## DATA SHOWN
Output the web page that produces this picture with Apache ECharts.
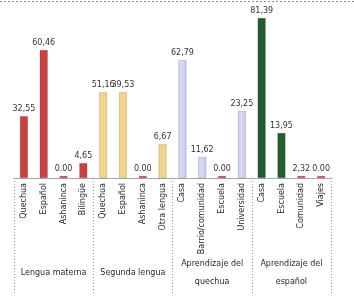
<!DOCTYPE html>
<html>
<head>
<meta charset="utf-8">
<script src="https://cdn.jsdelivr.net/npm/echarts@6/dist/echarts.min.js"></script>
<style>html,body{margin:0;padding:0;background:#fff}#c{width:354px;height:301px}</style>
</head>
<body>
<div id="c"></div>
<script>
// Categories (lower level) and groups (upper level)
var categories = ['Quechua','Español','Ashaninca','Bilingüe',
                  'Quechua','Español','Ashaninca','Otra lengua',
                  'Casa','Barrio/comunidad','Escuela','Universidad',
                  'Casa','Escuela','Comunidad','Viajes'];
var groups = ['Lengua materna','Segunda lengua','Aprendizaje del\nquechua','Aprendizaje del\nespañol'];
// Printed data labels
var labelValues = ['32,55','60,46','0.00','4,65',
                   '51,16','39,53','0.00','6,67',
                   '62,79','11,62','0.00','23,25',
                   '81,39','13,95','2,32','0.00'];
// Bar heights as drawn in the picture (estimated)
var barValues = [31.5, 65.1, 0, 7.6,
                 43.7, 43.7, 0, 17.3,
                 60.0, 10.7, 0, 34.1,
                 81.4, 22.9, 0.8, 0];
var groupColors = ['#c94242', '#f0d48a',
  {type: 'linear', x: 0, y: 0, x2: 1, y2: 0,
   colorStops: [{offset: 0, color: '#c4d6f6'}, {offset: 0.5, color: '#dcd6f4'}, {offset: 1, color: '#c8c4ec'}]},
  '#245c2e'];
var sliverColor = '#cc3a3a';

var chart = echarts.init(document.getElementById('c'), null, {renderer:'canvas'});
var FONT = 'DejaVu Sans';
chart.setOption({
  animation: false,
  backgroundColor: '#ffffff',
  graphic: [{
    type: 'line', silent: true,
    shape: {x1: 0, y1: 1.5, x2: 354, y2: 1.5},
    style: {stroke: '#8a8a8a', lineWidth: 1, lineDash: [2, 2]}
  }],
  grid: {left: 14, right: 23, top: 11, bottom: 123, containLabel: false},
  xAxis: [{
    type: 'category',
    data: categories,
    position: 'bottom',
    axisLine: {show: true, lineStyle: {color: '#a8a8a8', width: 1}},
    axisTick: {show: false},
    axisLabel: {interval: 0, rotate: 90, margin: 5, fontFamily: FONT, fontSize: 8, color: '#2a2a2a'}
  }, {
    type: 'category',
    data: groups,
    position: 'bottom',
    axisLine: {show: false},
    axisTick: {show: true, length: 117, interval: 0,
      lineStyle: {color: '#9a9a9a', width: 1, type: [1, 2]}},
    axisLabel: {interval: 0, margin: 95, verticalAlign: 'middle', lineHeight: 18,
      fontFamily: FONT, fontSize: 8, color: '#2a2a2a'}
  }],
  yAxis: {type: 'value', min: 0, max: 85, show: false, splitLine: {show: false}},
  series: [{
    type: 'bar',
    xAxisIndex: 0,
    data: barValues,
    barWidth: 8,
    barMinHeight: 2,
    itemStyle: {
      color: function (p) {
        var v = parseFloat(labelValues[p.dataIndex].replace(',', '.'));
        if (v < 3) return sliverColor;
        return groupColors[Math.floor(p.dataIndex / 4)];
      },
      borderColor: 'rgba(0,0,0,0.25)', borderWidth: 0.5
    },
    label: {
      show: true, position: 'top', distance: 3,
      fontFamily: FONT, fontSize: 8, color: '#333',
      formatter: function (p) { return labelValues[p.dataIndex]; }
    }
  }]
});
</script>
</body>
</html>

## WHAT TO PRODUCE
Give only the number of lines above that hold the string "picture".

## CORRECT RESULT
2